Source: Seeking Alpha
After the September downside, QQQ’s share price does not currently look to be following a consistent uptrend. The reason is that while the ETF’s price is above the 10-day SMA, the latter has not yet crossed over the 50-Day SMA.
Also, with QQQ’s share price still not comfortably higher above the 50-Day SMA, it may still go down.
Interestingly, QQQ has shown resistance at $302.76.
Thus, one smart thing to do is to wait for the market to proceed to the 300-302 level before placing your buy.
In the meantime, for more aggressive traders, Friday’s COVID-related uncertainty in the White House was an 8% yielder for ProShares’ Ultrashort.
In this case, investors should remember that SQQQ trades rather briskly and it is important to monitor holdings as frequently as daily. Thus, the ETF should be viewed more as a trading tool with investors being willing to accept short-term losses instead of undergoing longer-term underperformance as a result of compounding risks.
As a matter of fact, on observing the longer term share price performance of SQQQ, investors will notice that there is a net downtrend. It is for this reason that ProShares regularly performs reverse stock splits, with the last such action carried out on August 18 (on a 1-for-5 basis) being the fifth one since 2012.
This reverse split addresses the problem of the shares having fallen to a lower per-share price point than desired by ProShares.
On a more positive note, the high volumes of SQQQ traded daily despite the steep expense ratio show the possibility of making solid gains of above 10% within one day.
Moreover, a 1x inverse return as derived by trading PSQ means purchasing more shares, three times more to be exact to accomplish the same results as a 3x inverse ETF like SQQQ.
For example, someone with a $90K portfolio may consider having a theoretical $90K equivalent of PSQ at $16 each or about 5600 shares. On the other hand, he just needs to buy 1300 shares of SQQQ at $22 each to benefit from the same level of protection.
Hence, SQQQ is more suitable for the smaller investor with less upfront capital but who after having seen progressive gains from tech stocks for some time, has become more risk-averse and wants to protect hard-earned gains.
Also, the fact that daily trade volumes for SQQQ is more than ten times than PSQ reveals that despite all the compounding or decay concerns, it can be a more effective tool when used appropriately.
Looking back, the over-performance of SQQQ at the beginning of September, which was more than 3 times the underperformance of the QQQ over a two-day period, shows that compounding can actually help to have better returns in a trending environment.
Now, a few words of wisdom concerning hedging.
There is no need to go to the extent of having 100% portfolio coverage with hedging as protection against a downside can take other forms like sector, asset class or even country-level diversification.
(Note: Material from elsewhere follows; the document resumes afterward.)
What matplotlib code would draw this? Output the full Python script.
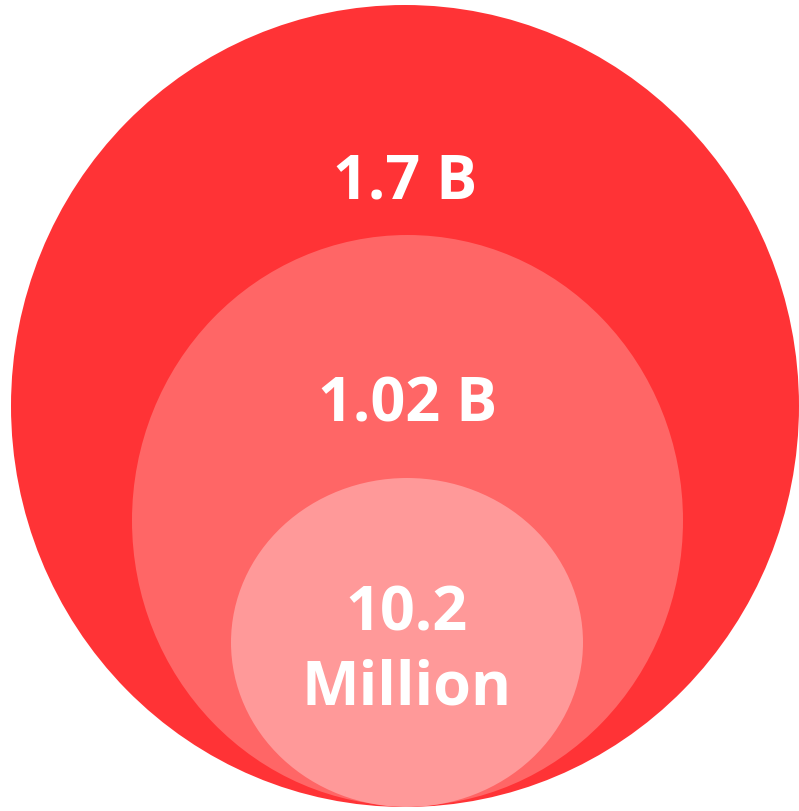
import matplotlib
matplotlib.use("Agg")
import matplotlib.pyplot as plt
from matplotlib.patches import Ellipse

labels = ["1.7 B", "1.02 B", "10.2\nMillion"]
values = [1.7e9, 1.02e9, 10.2e6]
colors = ["#FF3336", "#FF6666", "#FF9999"]

# layout (pixels): center x, center y, width, height
centers_x = [405, 407.5, 407]
centers_y = [407, 521.5, 643.5]
widths = [788, 551, 352]
heights = [802, 571, 329]
label_y = [183, 406, 652]

fig = plt.figure(figsize=(7.99, 8.12), dpi=100)
ax = fig.add_axes([0, 0, 1, 1])
ax.set_xlim(0, 799)
ax.set_ylim(812, 0)
ax.axis("off")

patches = []
for cx, cy, w, h, c in zip(centers_x, centers_y, widths, heights, colors):
    e = Ellipse((cx, cy), w, h, facecolor=c, edgecolor="none")
    ax.add_patch(e)
    patches.append(e)
for p in patches[1:]:
    p.set_clip_path(patches[0])

for lab, cx, ly in zip(labels, centers_x, label_y):
    ax.text(cx, ly, lab, ha="center", va="center", color="white",
            fontsize=44, fontweight="bold", family=["Open Sans", "DejaVu Sans"],
            linespacing=1.28)

fig.savefig("out.png", dpi=100)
Also, by choosing the ETF approach, albeit an inverse one, small investors do not have to bother about exploring other more “sophisticated” solutions like put options or selling calls.
My point here is not to discredit other hedging options but more to share my own experience as a small investor.
Finally, as per my thesis on Vanguard Information Technology ETF (VGT) last week, there is some key strength in the technology sector which does NOT point to a sell-off of the magnitude seen in March of this year.
Disclosure: I/we have no positions in any stocks mentioned, and no plans to initiate any positions within the next 72 hours. I wrote this article myself, and it expresses my own opinions. I am not receiving compensation for it (other than from Seeking Alpha). I have no business relationship with any company whose stock is mentioned in this article.
Additional disclosure: I am long CSCO, NTAP.
This is an investment thesis and is intended for informational purposes. Investors are kindly requested to do additional research before investing.